** START Data shown **

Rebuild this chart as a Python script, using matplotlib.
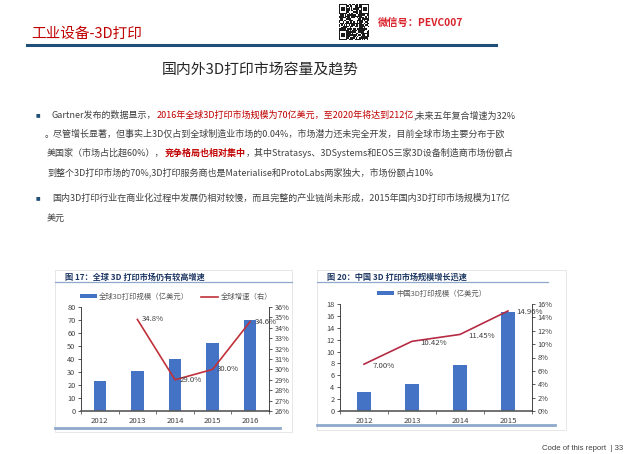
import numpy as np
import matplotlib
matplotlib.use("Agg")
import matplotlib.pyplot as plt
from matplotlib.patches import Rectangle
from matplotlib.lines import Line2D

plt.rcParams['font.family'] = ['Noto Sans CJK SC', 'DejaVu Sans']
FONT = ['Noto Sans CJK SC', 'DejaVu Sans']

# ---- data ----
years_global = ['2012', '2013', '2014', '2015', '2016']
global_size = [23, 31, 40, 52, 70]          # 亿美元
global_growth = [34.8, 29.0, 30.0, 34.6]    # %, 2013-2016
years_cn = ['2012', '2013', '2014', '2015']
cn_size = [3.2, 4.6, 7.7, 16.6]             # 亿美元
cn_rate = [7.00, 10.42, 11.45, 14.96]       # %

BLUE = '#4472C4'
RED = '#C0313A'
GRAY = '#404040'
TXTRED = '#C00000'
NAVY = '#1F3864'

W, H = 640, 454
fig = plt.figure(figsize=(6.4, 4.54), dpi=100)
fig.patch.set_facecolor('white')
renderer = fig.canvas.get_renderer()


def fx(x):
    return x / W


def fy(y):
    return 1 - y / H


def box(x0, y0, x1, y1):
    # pixel box -> [left, bottom, width, height] in figure coords
    return [fx(x0), fy(y1), (x1 - x0) / W, (y1 - y0) / H]


def hline(x0, x1, y, color, lw):
    fig.add_artist(Line2D([fx(x0), fx(x1)], [fy(y), fy(y)], color=color, lw=lw,
                          transform=fig.transFigure))


def rich_line(x, y, parts, size=6.5):
    for s, color, weight in parts:
        t = fig.text(fx(x), fy(y), s, color=color, fontsize=size, fontweight=weight,
                     va='center', ha='left', family=FONT)
        x += t.get_window_extent(renderer).width


# ---- header ----
fig.text(fx(31), fy(34), '工业设备-3D打印', color=TXTRED, fontsize=10.5, va='center', ha='left')
fig.text(fx(378), fy(23), '微信号：PEVC007', color='#D9232D', fontsize=7.4,
         fontweight='bold', va='center', ha='left')
hline(27, 496, 45, '#1F4E79', 2.2)

# qr-like decoration
qax = fig.add_axes(box(339, 4, 369, 40))
n = 25
ii, jj = np.meshgrid(np.arange(n), np.arange(n), indexing='ij')
qr = (((ii * 7 + jj * 13) ^ (ii * jj)) % 3 != 1).astype(float)
for (r, c) in [(0, 0), (0, n - 7), (n - 7, 0)]:
    qr[r:r + 7, c:c + 7] = 1
    qr[r + 1:r + 6, c + 1:c + 6] = 0
    qr[r + 2:r + 5, c + 2:c + 5] = 1
qax.imshow(qr, cmap='Greys', interpolation='nearest', vmin=0, vmax=1.1, aspect='auto')
qax.axis('off')

# ---- slide title ----
fig.text(fx(260), fy(70), '国内外3D打印市场容量及趋势', color='#262626', fontsize=10.7,
         ha='center', va='center')

# ---- bullet text ----
for by in (115, 198):
    fig.text(fx(38), fy(by), '■', fontsize=3.5, color='#1F4E79', ha='center', va='center',
             family='DejaVu Sans')

rich_line(52, 115, [('Gartner发布的数据显示，', GRAY, 'normal'),
                    ('2016年全球3D打印市场规模为70亿美元，至2020年将达到212亿', TXTRED, 'normal'),
                    (',未来五年复合增速为32%', GRAY, 'normal')])
rich_line(45, 134, [('。尽管增长显著，但事实上3D仅占到全球制造业市场的0.04%，市场潜力还未完全开发，目前全球市场主要分布于欧',
                     GRAY, 'normal')])
rich_line(47, 153, [('美国家（市场占比超60%），', GRAY, 'normal'),
                    ('竞争格局也相对集中', TXTRED, 'bold'),
                    ('，其中Stratasys、3DSystems和EOS三家3D设备制造商市场份额占', GRAY, 'normal')])
rich_line(47, 172, [('到整个3D打印市场的70%,3D打印服务商也是Materialise和ProtoLabs两家独大，市场份额占10%',
                     GRAY, 'normal')])
rich_line(52, 198, [('国内3D打印行业在商业化过程中发展仍相对较慢，而且完整的产业链尚未形成，2015年国内3D打印市场规模为17亿',
                     GRAY, 'normal')])
rich_line(47, 218, [('美元', GRAY, 'normal')])


# ---- chart panels ----
def panel(x0, y0, x1, y1, title, uline_end, bottom_y, bottom_end):
    fig.add_artist(Rectangle((fx(x0), fy(y1)), (x1 - x0) / W, (y1 - y0) / H,
                             transform=fig.transFigure, fill=False, ec='#E3E3E3', lw=0.6))
    fig.text(fx(x0 + 10), fy(277), title, color=NAVY, fontsize=5.9, fontweight='bold',
             ha='left', va='center')
    hline(x0, uline_end, 282, '#8EA9CC', 0.9)
    hline(x0, bottom_end, bottom_y, '#8EA9CC', 2.0)


def style_axes(ax, ax2, ncat):
    for a in (ax, ax2):
        a.spines['top'].set_visible(False)
        a.tick_params(axis='y', labelsize=5.3, colors=GRAY, length=2.5, width=0.6, pad=1.5)
    ax.spines['right'].set_visible(False)
    ax2.spines['left'].set_visible(False)
    ax.spines['left'].set_color('#262626')
    ax.spines['left'].set_linewidth(0.6)
    ax2.spines['right'].set_color('#262626')
    ax2.spines['right'].set_linewidth(0.6)
    ax.spines['bottom'].set_color('#595959')
    ax.spines['bottom'].set_linewidth(1.2)
    ax2.spines['bottom'].set_visible(False)
    ax.set_xlim(-0.5, ncat - 0.5)
    ax.set_xticks(np.arange(-0.5, ncat, 1.0), minor=True)
    ax.tick_params(axis='x', which='major', length=0, labelsize=5.6, colors=GRAY, pad=4)
    ax.tick_params(axis='x', which='minor', length=2.5, width=0.6, color='#595959')


panel(55, 270, 292, 432, '图 17：全球 3D 打印市场仍有较高增速', 292, 428, 280)
panel(317, 270, 566, 430, '图 20：中国 3D 打印市场规模增长迅速', 548, 425, 555)

# left chart
ax1 = fig.add_axes(box(81, 307, 269, 411))
x1 = np.arange(len(years_global))
bars1 = ax1.bar(x1, global_size, width=0.33, color=BLUE, zorder=2)
ax1.set_ylim(0, 80)
ax1.set_yticks(np.arange(0, 81, 10))
ax1.set_xticks(x1)
ax1.set_xticklabels(years_global)
ax1b = ax1.twinx()
ax1b.plot(x1[1:], global_growth, color=RED, lw=1.2, zorder=3)
ax1b.set_ylim(26, 36)
ax1b.set_yticks(np.arange(26, 37, 1))
ax1b.set_yticklabels([f'{v}%' for v in range(26, 37)])
for xi, v in zip(x1[1:], global_growth):
    ax1b.annotate(f'{v:.1f}%', (xi, v), xytext=(3, 0), textcoords='offset points',
                  fontsize=5.6, color=GRAY, va='center', ha='left')
style_axes(ax1, ax1b, len(years_global))
leg1 = ax1.legend([bars1, Line2D([], [], color=RED, lw=1.2)],
                  ['全球3D打印规模（亿美元）', '全球增速（右）'],
                  loc='center', bbox_to_anchor=(fx(176), fy(297)), bbox_transform=fig.transFigure,
                  ncol=2, frameon=False, fontsize=5.3, handlelength=2.3, handleheight=0.5,
                  columnspacing=1.6, handletextpad=0.3, borderpad=0)
for t in leg1.get_texts():
    t.set_color('#595959')

# right chart
ax2 = fig.add_axes(box(340, 304, 532, 411))
x2 = np.arange(len(years_cn))
bars2 = ax2.bar(x2, cn_size, width=0.31, color=BLUE, zorder=2)
ax2.set_ylim(0, 18)
ax2.set_yticks(np.arange(0, 19, 2))
ax2.set_xticks(x2)
ax2.set_xticklabels(years_cn)
ax2b = ax2.twinx()
ax2b.plot(x2, cn_rate, color='#B52B44', lw=1.2, zorder=3)
ax2b.set_ylim(0, 16)
ax2b.set_yticks(np.arange(0, 17, 2))
ax2b.set_yticklabels([f'{v}%' for v in range(0, 17, 2)])
for xi, v in zip(x2, cn_rate):
    ax2b.annotate(f'{v:.2f}%', (xi, v), xytext=(6, -1), textcoords='offset points',
                  fontsize=5.6, color=GRAY, va='center', ha='left')
style_axes(ax2, ax2b, len(years_cn))
leg2 = ax2.legend([bars2], ['中国3D打印规模（亿美元）'],
                  loc='center', bbox_to_anchor=(fx(432), fy(294)), bbox_transform=fig.transFigure,
                  frameon=False, fontsize=5.3, handlelength=2.3, handleheight=0.5,
                  handletextpad=0.3, borderpad=0)
for t in leg2.get_texts():
    t.set_color('#595959')

# footer
fig.text(fx(542), fy(448), 'Code of this report  | 33', fontsize=5.6, color='#404040',
         ha='left', va='center', family='Liberation Sans')

fig.savefig('out.png', dpi=100, facecolor='white')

** END Data shown **

■ **Set problem**: Extract, word for word, each line from the top of the data down to and including the line with "transform=fig.transFigure))"; skip the pictures.

■ **Written response**:
Rebuild this chart as a Python script, using matplotlib.
import numpy as np
import matplotlib
matplotlib.use("Agg")
import matplotlib.pyplot as plt
from matplotlib.patches import Rectangle
from matplotlib.lines import Line2D

plt.rcParams['font.family'] = ['Noto Sans CJK SC', 'DejaVu Sans']
FONT = ['Noto Sans CJK SC', 'DejaVu Sans']

# ---- data ----
years_global = ['2012', '2013', '2014', '2015', '2016']
global_size = [23, 31, 40, 52, 70]          # 亿美元
global_growth = [34.8, 29.0, 30.0, 34.6]    # %, 2013-2016
years_cn = ['2012', '2013', '2014', '2015']
cn_size = [3.2, 4.6, 7.7, 16.6]             # 亿美元
cn_rate = [7.00, 10.42, 11.45, 14.96]       # %

BLUE = '#4472C4'
RED = '#C0313A'
GRAY = '#404040'
TXTRED = '#C00000'
NAVY = '#1F3864'

W, H = 640, 454
fig = plt.figure(figsize=(6.4, 4.54), dpi=100)
fig.patch.set_facecolor('white')
renderer = fig.canvas.get_renderer()


def fx(x):
    return x / W


def fy(y):
    return 1 - y / H


def box(x0, y0, x1, y1):
    # pixel box -> [left, bottom, width, height] in figure coords
    return [fx(x0), fy(y1), (x1 - x0) / W, (y1 - y0) / H]


def hline(x0, x1, y, color, lw):
    fig.add_artist(Line2D([fx(x0), fx(x1)], [fy(y), fy(y)], color=color, lw=lw,
                          transform=fig.transFigure))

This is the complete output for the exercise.